Not surprisingly, blue crab is the most valuable fishery in the Chesapeake Bay. And it’s about as complex as they come. More than 7,000 watermen deploy small boats from thousands of waterfront access points and are regulated by three different management jurisdictions, all of which use antiquated reporting systems.
As reported on this blog before, commercial crabbers in Maryland have tested mobile technologies, like smart phones and tablets, to report and verify daily harvest. In 2012 and 2013, volunteers used these various technologies and provided constructive feedback to Maryland’s Department of Natural Resources (MDNR) to improve its monitoring and reporting system. Overall, participants in the two-year pilot are pleased with mobile technology tools and the web-based reporting platform, which along with dockside spot checks, have improved reporting accuracy and timeliness, according to fisheries managers. As part of the 2013 pilot, fisheries managers offered limited regulatory flexibility for pilot volunteers in order to encourage participation and demonstrate how improved accountability can lead to streamlined regulations.

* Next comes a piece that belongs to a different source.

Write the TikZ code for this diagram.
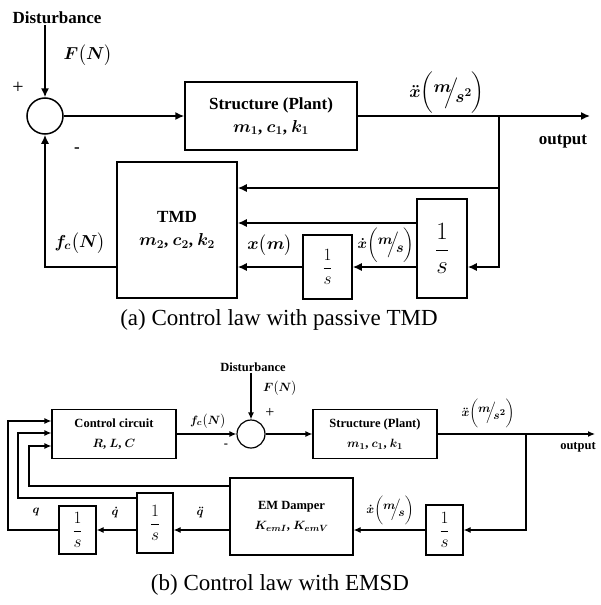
\documentclass[tikz,border=0pt]{standalone}
\usepackage{amsmath}
\usepackage{fontspec}
\setmainfont{Liberation Serif}
\usetikzlibrary{arrows.meta,positioning}

\newcommand{\slfrac}[2]{\raisebox{0.3em}{$#1$}\!\!\Big/\!\raisebox{-0.3em}{$#2$}}

\begin{document}
\begin{tikzpicture}[
    x=1pt, y=-1pt,
    blockA/.style={draw, line width=1.5pt, align=center, inner sep=0pt, font=\fontsize{17}{23}\selectfont\bfseries\boldmath},
    blockB/.style={draw, line width=1.2pt, align=center, inner sep=0pt, font=\fontsize{12.5}{20}\selectfont\bfseries\boldmath},
    intbox/.style={draw, align=center, inner sep=0pt},
    sumnode/.style={draw, circle, inner sep=0pt},
    lblA/.style={inner sep=1pt, font=\fontsize{17}{20}\selectfont\bfseries\boldmath},
    lblB/.style={inner sep=1pt, font=\fontsize{12.5}{15}\selectfont\bfseries\boldmath},
    arrowA/.style={-{Latex[length=9pt,width=8pt]}, line width=1.5pt},
    arrowB/.style={-{Latex[length=7pt,width=6pt]}, line width=1.2pt},
    caption/.style={font=\fontsize{23}{26}\selectfont}
  ]
    \useasboundingbox (0,0) rectangle (600,605);

    % (a) passive TMD
    \node[lblA] (distA) at (57,18) {Disturbance};
    \node[sumnode, line width=1.5pt, minimum size=36pt] (sumA) at (45,116) {};
    \node[blockA, minimum width=172pt, minimum height=68pt] (plantA) at (271,116) {Structure (Plant)\\$m_1$, $c_1$, $k_1$};
    \node[blockA, minimum width=120pt, minimum height=136pt] (tmdA) at (177,230) {TMD\\$m_2$, $c_2$, $k_2$};
    \node[intbox, line width=1.5pt, minimum width=50pt, minimum height=99pt, font=\fontsize{23}{26}\selectfont] (intA1) at (442,248.5) {$\dfrac{1}{s}$};
    \node[intbox, line width=1.5pt, minimum width=49pt, minimum height=64pt, font=\fontsize{19}{22}\selectfont] (intA2) at (327.5,267) {$\dfrac{1}{s}$};
    \coordinate (jA) at (499,116);
    \coordinate (tapA) at (499,188);
    \coordinate (midA) at (417,223);
    \coordinate (outA) at (590,116);

    \node[lblA] (fA) at (88,55) {$F\big(N\big)$};
    \node[font=\fontsize{20}{20}\selectfont] (plusA) at (18,88) {+};
    \node[lblA] (minusA) at (77,150) {-};
    \node[lblA] (accA) at (447,93) {$\ddot{x}\bigg(\slfrac{m}{s^2}\bigg)$};
    \node[lblA] (outlblA) at (563,142) {output};
    \node[lblA] (fcA) at (80,243) {$f_c\big(N\big)$};
    \node[lblA] (posA) at (270,245) {$x\big(m\big)$};
    \node[lblA, font=\fontsize{14}{17}\selectfont\bfseries\boldmath] (velA) at (386,245) {$\dot{x}\bigg(\slfrac{m}{s}\bigg)$};

    \draw[arrowA] (sumA.north |- distA.south) -- (sumA.north);
    \draw[arrowA] (sumA) -- (plantA);
    \draw[arrowA] (plantA.east) -- (outA);
    \draw[arrowA] (jA) |- (intA1.east |- intA2);
    \draw[arrowA] (tapA) -- (tmdA.east |- tapA);
    \draw[arrowA] (midA) -- (tmdA.east |- midA);
    \draw[arrowA] (intA1.west |- intA2) -- (intA2.east);
    \draw[arrowA] (intA2.west) -- (tmdA.east |- intA2);
    \draw[arrowA] (tmdA.west |- intA2) -| (sumA.south);

    \node[caption] (capA) at (279,320) {(a) Control law with passive TMD};

    % (b) EMSD
    \node[lblB] (distB) at (253,367) {Disturbance};
    \node[sumnode, line width=1.2pt, minimum size=28pt] (sumB) at (251,434) {};
    \node[blockB, minimum width=124pt, minimum height=49pt] (ctrlB) at (114,434) {Control circuit\\$R$, $L$, $C$};
    \node[blockB, minimum width=124pt, minimum height=49pt] (plantB) at (375,434) {Structure (Plant)\\$m_1$, $c_1$, $k_1$};
    \node[blockB, minimum width=123pt, minimum height=77pt] (emB) at (291.5,516.5) {EM Damper\\$K_{emI}$, $K_{emV}$};
    \node[intbox, line width=1.2pt, minimum width=37pt, minimum height=50pt, font=\fontsize{16}{18}\selectfont] (intB1) at (444.5,530) {$\dfrac{1}{s}$};
    \node[intbox, line width=1.2pt, minimum width=36pt, minimum height=60pt, font=\fontsize{16}{18}\selectfont] (intB2) at (155,523) {$\dfrac{1}{s}$};
    \node[intbox, line width=1.2pt, minimum width=37pt, minimum height=48pt, font=\fontsize{16}{18}\selectfont] (intB3) at (77.5,530) {$\dfrac{1}{s}$};
    \coordinate (jB) at (526,434);
    \coordinate (outB) at (595,434);
    \coordinate (fb1) at (8,421);
    \coordinate (fb2) at (18,433);
    \coordinate (fb3) at (29,446);

    \node[lblB] (fB) at (280,388) {$F\big(N\big)$};
    \node[font=\fontsize{16}{16}\selectfont] (plusB) at (270,413) {+};
    \node[lblB] (minusB) at (226,446) {-};
    \node[lblB] (fcB) at (208,421) {$f_c\big(N\big)$};
    \node[lblB] (accB) at (488,413) {$\ddot{x}\bigg(\slfrac{m}{s^2}\bigg)$};
    \node[lblB] (outlblB) at (578,447) {output};
    \node[lblB] (velB) at (390,510) {$\dot{x}\bigg(\slfrac{m}{s}\bigg)$};
    \node[lblB] (qddB) at (200,512) {$\ddot{q}$};
    \node[lblB] (qdB) at (115,512) {$\dot{q}$};
    \node[lblB] (qB) at (36,512) {$q$};

    \draw[arrowB] (sumB.north |- distB.south) -- (sumB.north);
    \draw[arrowB] (ctrlB.east) -- (sumB.west);
    \draw[arrowB] (sumB.east) -- (plantB.west);
    \draw[arrowB] (plantB.east) -- (outB);
    \draw[arrowB] (jB) |- (intB1.east);
    \draw[arrowB] (intB1.west) -- (emB.east |- intB1);
    \draw[arrowB] (emB.west |- intB1) -- (intB2.east |- intB1);
    \draw[arrowB] (intB2.west |- intB1) -- (intB3.east);
    \draw[arrowB] (intB3.west) -| (fb1) -- (ctrlB.west |- fb1);
    \draw[arrowB] ([yshift=25pt]intB2.west) -| (fb2) -- (ctrlB.west |- fb2);
    \draw[arrowB] ([yshift=30.5pt]emB.west) -| (fb3) -- (ctrlB.west |- fb3);

    \node[caption] (capB) at (280,585) {(b) Control law with EMSD};
  \end{tikzpicture}
\end{document}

In Virginia, crabbers are embracing electronic harvest accountability, thanks to participants in Maryland’s first pilot who traveled to Virginia to discuss their experiences and success. Since then, Virginia’s Blue Crab Industry Panel has partnered with Virginia Sea Grant, EDF and Virginia’s Marine Resources Commission (VMRC) to alert Virginia watermen about how to utilize an existing web-based reporting platform. In only a few months, VMRC noted an increase in online-based reports from watermen.
Without the efforts of the commercial crabbing industry in both states, accountability improvements may not have been made. Chesapeake watermen are proving that they are problem solvers by nature, are invested in their fishery and willing to adopt new measures to modernize harvest reporting.
As crabbers in both Maryland and Virginia demonstrate success with electronic monitoring and harvest accountability, there is little doubt that such measures will spread to other fisheries within the Chesapeake Bay and surrounding states. And that’s good for watermen who save time and gain flexibility; fisheries managers who can make more informed and timely decisions; and scientists who receive more reliable data.